By all accounts, the next 18 months are going to be a complete roller coaster.  One minute, I was totally energized by learning something new or taking in a good conversation, the next I had internal panic thinking about the scars I’m left with from Freshman Algebra.

Over the weekend, I kept hearing:

  • It’s a lot of hard work
  • You’ll miss it when you’re done
  • Don’t worry about grades – concentrate on learning
  • You must keep a 3.0 or you’re on probation
  • Whoa, what was that? I gotta keep a 3.0?

All in all, it sounds like a fraternity Hell Week that keeps on giving… for 18 months.  Back then they kept telling us that it will be “the best week you’ll never want to do again.”  Not showering for 5 days and public humiliation is one thing, but reading 5 chapters on Assets, Liabilities and Stockholder’s Equity is another story.

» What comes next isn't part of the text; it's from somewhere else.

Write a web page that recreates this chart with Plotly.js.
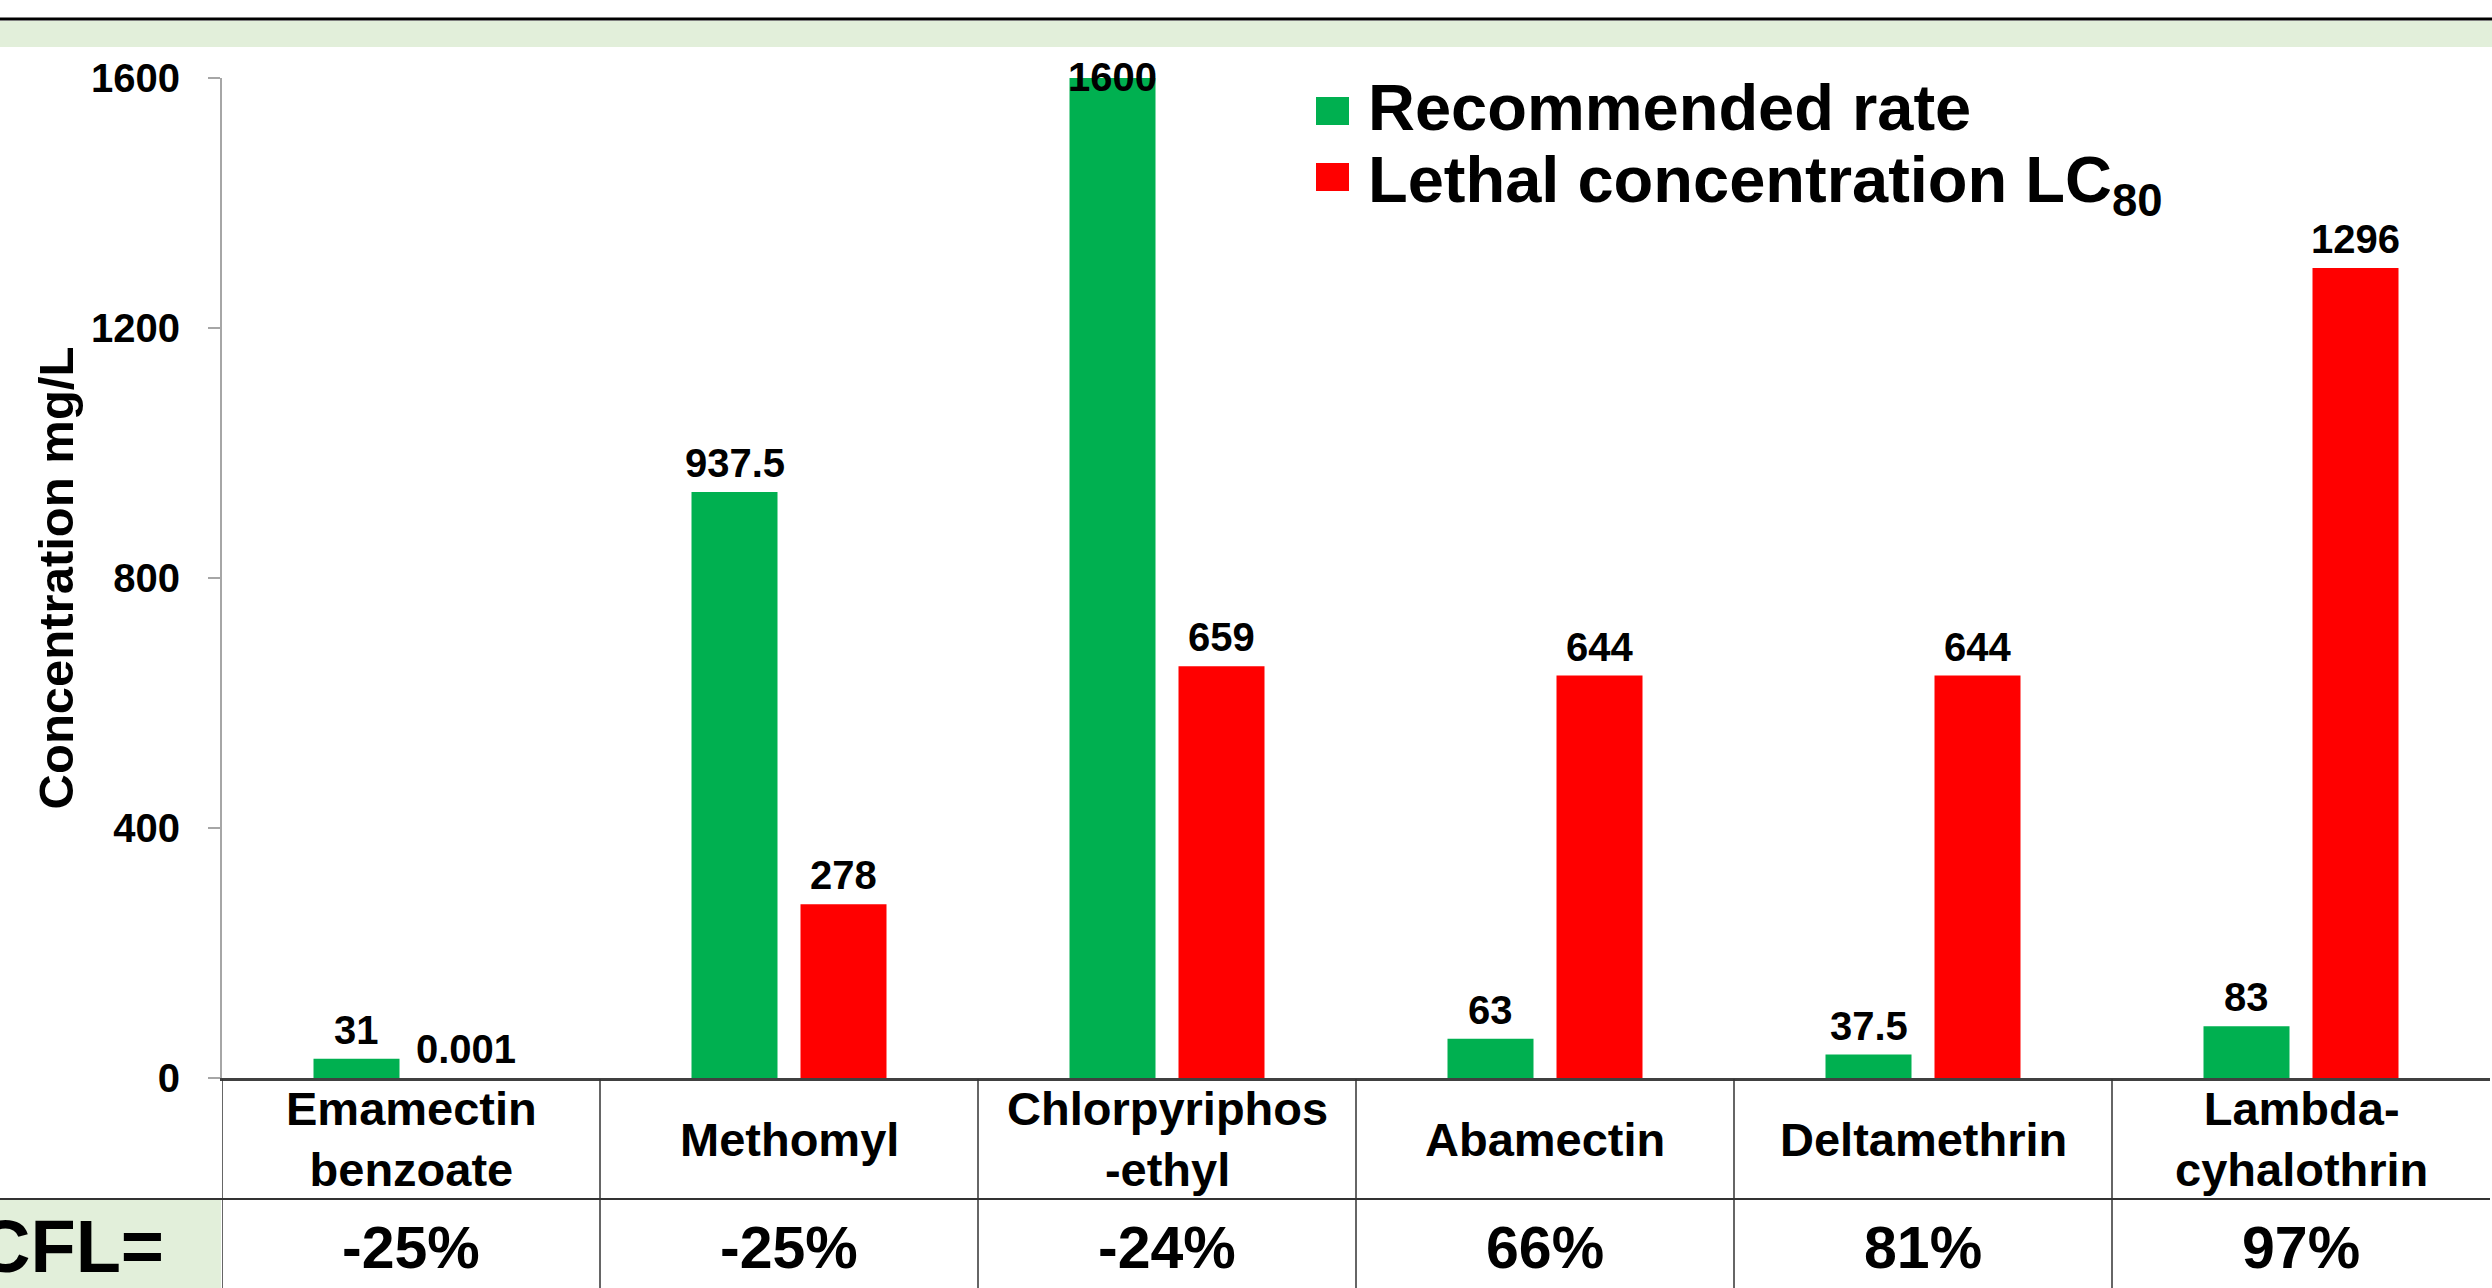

Overall, my thought process is this: I’m definitely not the smartest person who has ever entered this program, but I’m not the dumbest either.  I’m just going to find my home in the middle and do my thing.  After all, the guy who finishes last in his Med School class can call himself “Doctor”.

School has Changed, But I Still Look the Same

Quite a cowinkydink happened today.  I went to get my student ID for DU today.  (Even an old geezer like me can still find his way around a foreign campus.)  Then, not more that two hours later, I just happened to come across my original student ID from Southeast Missouri State UNIVERSITAY.

Getting Old and Going Back to School

I know the SEMO photo is a little fuzzy, but isn’t it amazing, how I look exactly the same?  I know!

But school on the other hand, seems to be completely different.

Maybe it’s the shitty college I went to for under-grad – but it seemed like it was student vs. professor back then.  I remember their attitude being (asshole voice) “you better learn this shit or you’re fucked”.  Now it’s more like (nice comforting voice) “hey, we’re in this together. we want you to be comfortable..”

Of course I’ve only been to 1 of 3 days of orientation, so things could change quite a bit when the real classes start.  At that point it could go back to (jerkoff voice): “ok, pop quiz, maggots.  i hope you read all 17 chapters!”